Maximizing use of capital gains exemption is advised

The calculations surrounding capital gains deductions are so complicated and detailed that you might get a lot less than you bargained for, including reduced benefit from the $1 million enhanced capital gains exemption (CGE). | File photo

Tapping capital gains deductions associated with selling qualified farm property might be an appealing way for farmers to reduce their tax bills on such sales. But the calculations surrounding these deductions are so complicated and detailed that you might get a lot less than you bargained for, including reduced benefit from the $1 million enhanced capital gains exemption (CGE).

At the heart of the problem is cumulative net investment losses (CNILs). These little and sometimes not so little items work to drive down capital gains exemptions. They are largely forgotten until it is time to file a CGE claim.

Something as simple as continually claiming interest expense as a deduction on investment income gets cumulatively subtracted from a CGE claim. Allowable business investment losses also grind down the CGE claimed in past years. Part of the problem is that interest and carrying charges are deductible for income tax purposes but become an issue when calculating capital gains exemptions.
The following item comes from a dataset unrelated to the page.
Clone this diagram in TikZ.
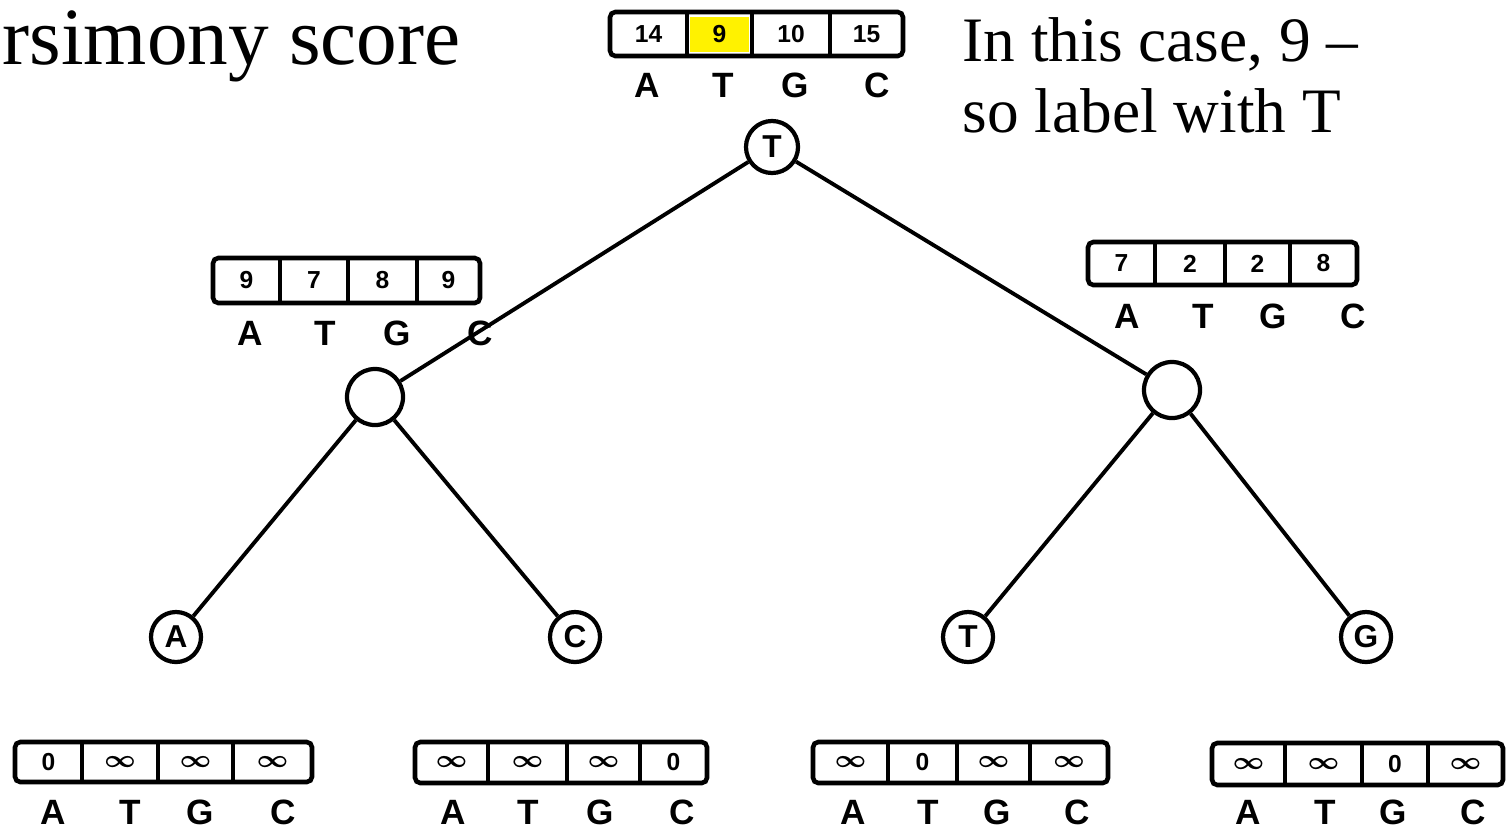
\documentclass[tikz,border=0pt]{standalone}
\usepackage{fontspec}
\setmainfont{Liberation Serif}
\newfontfamily\labelfont{Liberation Sans}

% score table: #1 name, #2-#6 cell borders (x), #7 top, #8 bottom
\newcommand\scorebox[8]{%
  \draw[boxline] (#2,#7) rectangle (#6,#8);
  \draw[divline] (#3,#7) -- (#3,#8) (#4,#7) -- (#4,#8) (#5,#7) -- (#5,#8);
  \coordinate (#1-A) at ({(#2+#3)/2},{(#7+#8)/2});
  \coordinate (#1-T) at ({(#3+#4)/2},{(#7+#8)/2});
  \coordinate (#1-G) at ({(#4+#5)/2},{(#7+#8)/2});
  \coordinate (#1-C) at ({(#5+#6)/2},{(#7+#8)/2});
}
% cell values of a score table
\newcommand\scorevals[5]{%
  \node[cellval] (#1-vA) at (#1-A) {#2};
  \node[cellval] (#1-vT) at (#1-T) {#3};
  \node[cellval] (#1-vG) at (#1-G) {#4};
  \node[cellval] (#1-vC) at (#1-C) {#5};
}
% base letters under a score table: #1 name, #2 y, #3-#6 x positions
\newcommand\baserow[6]{%
  \node[baselabel] (#1-lA) at (#3,#2) {A};
  \node[baselabel] (#1-lT) at (#4,#2) {T};
  \node[baselabel] (#1-lG) at (#5,#2) {G};
  \node[baselabel] (#1-lC) at (#6,#2) {C};
}
\newcommand\infsym{{\boldmath$\infty$}}

\begin{document}
\begin{tikzpicture}[x=0.01cm,y=-0.01cm,
  edge/.style={line width=1.1pt},
  statenode/.style={circle,draw,line width=1.2pt,inner sep=0pt,fill=white,
    font=\labelfont\bfseries\fontsize{9}{9}\selectfont},
  boxline/.style={line width=1.3pt,rounded corners=1.5pt},
  divline/.style={line width=0.9pt},
  cellval/.style={inner sep=0pt,font=\labelfont\bfseries\fontsize{7}{7}\selectfont},
  baselabel/.style={inner sep=0pt,font=\labelfont\bfseries\fontsize{10}{10}\selectfont},
  slidetext/.style={inner sep=0pt,anchor=base west,font=\fontsize{18}{18}\selectfont}]

\useasboundingbox (0,0) rectangle (1507,827);

% slide text
\node[slidetext,font=\fontsize{23.1}{23.1}\selectfont] (title) at (2,64) {rsimony score};
\node[slidetext] (note1) at (962,61) {In this case, 9 --};
\node[slidetext] (note2) at (962,132) {so label with T};

% tree
\node[statenode,minimum size=0.52cm] (root) at (772,147) {T};
\node[statenode,minimum size=0.56cm] (lm) at (375,397) {};
\node[statenode,minimum size=0.56cm] (rm) at (1172,390) {};
\node[statenode,minimum size=0.50cm] (la) at (176,637) {A};
\node[statenode,minimum size=0.50cm] (lc) at (575,637) {C};
\node[statenode,minimum size=0.50cm] (lt) at (968,637) {T};
\node[statenode,minimum size=0.50cm] (lg) at (1366,637) {G};

\draw[edge] (root) -- (lm);
\draw[edge] (root) -- (rm);
\draw[edge] (lm) -- (la);
\draw[edge] (lm) -- (lc);
\draw[edge] (rm) -- (lt);
\draw[edge] (rm) -- (lg);

% root table, minimum highlighted
\fill[yellow] (690,17) rectangle (749,52);
\scorebox{top}{610}{687}{752}{830}{903}{12}{56}
\scorevals{top}{14}{9}{10}{15}
\baserow{top}{85}{647}{723}{795}{877}

% internal tables
\scorebox{lmid}{213}{280}{348}{417}{480}{258}{303}
\scorevals{lmid}{9}{7}{8}{9}
\baserow{lmid}{333}{250}{325}{397}{480}

\scorebox{rmid}{1088}{1155}{1225}{1290}{1357}{242}{285}
\scorevals{rmid}{7}{2}{2}{8}
\baserow{rmid}{316}{1127}{1203}{1273}{1353}

% leaf tables
\scorebox{b1}{15}{82}{158}{233}{312}{742}{782}
\scorevals{b1}{0}{\infsym}{\infsym}{\infsym}
\baserow{b1}{812}{53}{130}{200}{283}

\scorebox{b2}{415}{488}{567}{640}{707}{742}{783}
\scorevals{b2}{\infsym}{\infsym}{\infsym}{0}
\baserow{b2}{812}{453}{528}{600}{682}

\scorebox{b3}{813}{888}{957}{1030}{1108}{742}{783}
\scorevals{b3}{\infsym}{0}{\infsym}{\infsym}
\baserow{b3}{812}{853}{928}{997}{1077}

\scorebox{b4}{1212}{1285}{1362}{1428}{1503}{743}{785}
\scorevals{b4}{\infsym}{\infsym}{0}{\infsym}
\baserow{b4}{812}{1248}{1325}{1393}{1473}
\end{tikzpicture}
\end{document}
Since 1988, net investment losses have been calculated on a cumulative basis. If the aggregate of investment expenses is greater than the aggregate of investment income, a loss occurs. But what if the cumulative total of some of those expenses must now be absorbed when claiming a capital gains deduction on the sale of qualified farm property? Then the CGE takes a hit.

Some of those investment expenses include deductions for the cumulative total of interest and carrying charges on property that yields interest, rent or other property income and losses either from the property itself or leasing of property owned by you or by a partnership in which you are involved.

There are options to minimize the impact of a CNIL. As a shareholder you might charge interest on shareholder loans to corporations as a means of offsetting investment losses. You can also reduce CNIL exposure if, as a shareholder-manager, you take income in dividends instead of salary. Deferring interest payments to the following year will have a similar effect.

If you’re a sole proprietor or active member in a partnership there is another option. If you finance investments by taking distributions from the partnership and then replace the distribution with borrowed money, the interest on the loan is not considered part of the CNIL.

Did we say all of this is complicated? The ability to maximize a lifetime exemption is limited by something else called the cumulative gains limit. This is a measure of the taxable portion of net economic gain since 1985 that is eligible for exemption but only after deducting prior gains claimed for exemption and the application of CNIL rules from 1988 onward.

Before selling the property in question, seek advice on how CNIL will affect the capital gains deduction.